Castro ve Guevara, başlangıçta devrimi başta Latin Amerika olmak üzere dünyaya yaymak üzere örgütlenmeye giriştiler. Ne var ki, çeşitli devrimci girişimlerin başarısızlığa uğraması ve Che’nin 1967’de ölmesinden sonra Castro Sovyetler Birliği’nin yörüngesine girdikçe bu çabadan uzaklaştı. Sonunda kendi üslubuyla ve dikbaşlılığıyla Sovyet blokunun diğer liderlerinden farklılaşmakla birlikte, dünya politikasında Sovyet bürokrasisinin çizgisini benimsedi. Yani Küba devrimi dışında devrim için faal bir çaba gösterme yönelişinden uzaklaştı. Yine de Sovyet politikalarıyla çelişmediğinde uluslararası dayanışma bakımından Küba devrimi bütün öteki rejimlerin ötesine geçti. Apartheid rejiminin sürmekte olduğu Güney Afrika’ya karşı Küba askeri güçlerinin Afrika’da verdiği savaş, eski dünya devrimi perspektifinin son kalıntısı da olsa önem taşır. Buna karşılık Castro 1979 yılında Nikaragua’da, Küba’nın yanı başında, zafere ulaşan Sandinist devrimin bütün Orta Amerika’ya yayılması potansiyelini engelleyerek bir ölçüde Küba’nın bugün ulaştığı çıkmazı kendi elleriyle hazırlamış oldu.
Castro’nun ölümü bir dönemin, öncesiyle sonrasıyla 1968 devrimci dalgasının getirdiği şanlı mücadele ve zaferler döneminin bütünüyle kapanması anlamını taşıyor. Ama Latin Amerika’da olsun, Akdeniz yöresinde olsun, uzak Asya’da olsun, emperyalizmin kalbinde Madrid’de, Atina’da, Paris’te olsun, Ortadoğu’da Türk, Kürt, Arap, Fars halklarının bağrında olsun, devrim, anti-emperyalizm ve sosyalizm yeniden ayağa kalkıyor, kalkacaktır.
Fidel'in ölümü, Küba ile kapitalizm arasındaki en büyük moral engeli kuşkusuz ortadan kaldırmıştır. Kapitalist restorasyon hızlanacaktır. Ama Küba’da kapitalizmin ve Amerikan düzeninin yeniden hâkim kılınmasının kaçınılmaz olduğunu düşünenler, sosyalizmden umudunu kesmiş olanlardır. Belki de Küba teslim olmadan önce Arjantin’de ya da bir başka Latin Amerika ülkesinde işçi sınıfı iktidara gelecektir. Küba, bir kopuş olmaksızın, 1959’da girdiği sosyalizm yolunda, bu sefer kıta çapında bir birlik içerisinde yoluna devam edecektir.
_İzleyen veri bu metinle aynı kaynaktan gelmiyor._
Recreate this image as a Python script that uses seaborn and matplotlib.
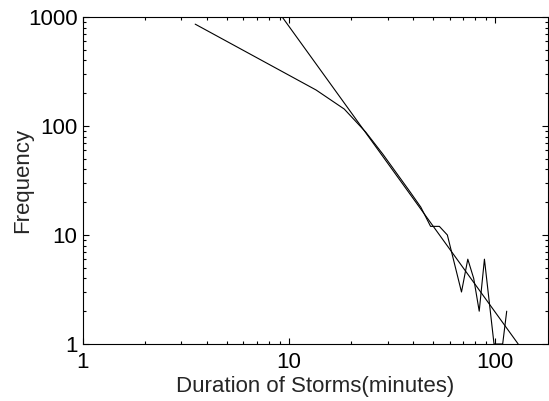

O zaman, dünya devrimi yolundan koptuğu, Sovyet bürokrasisi ve onun Küba’daki uzantılarıyla uzlaştığı, Che’nin mirasını terk ettiği için eleştirdiğimiz Fidel Castro’nun adı, her şeye rağmen Latin dünyasında emperyalizmin düşmanı ve sosyalizmden sonuna kadar vazgeçmemiş bir önder olarak işçi sınıfının belleğindeki yerini alacaktır.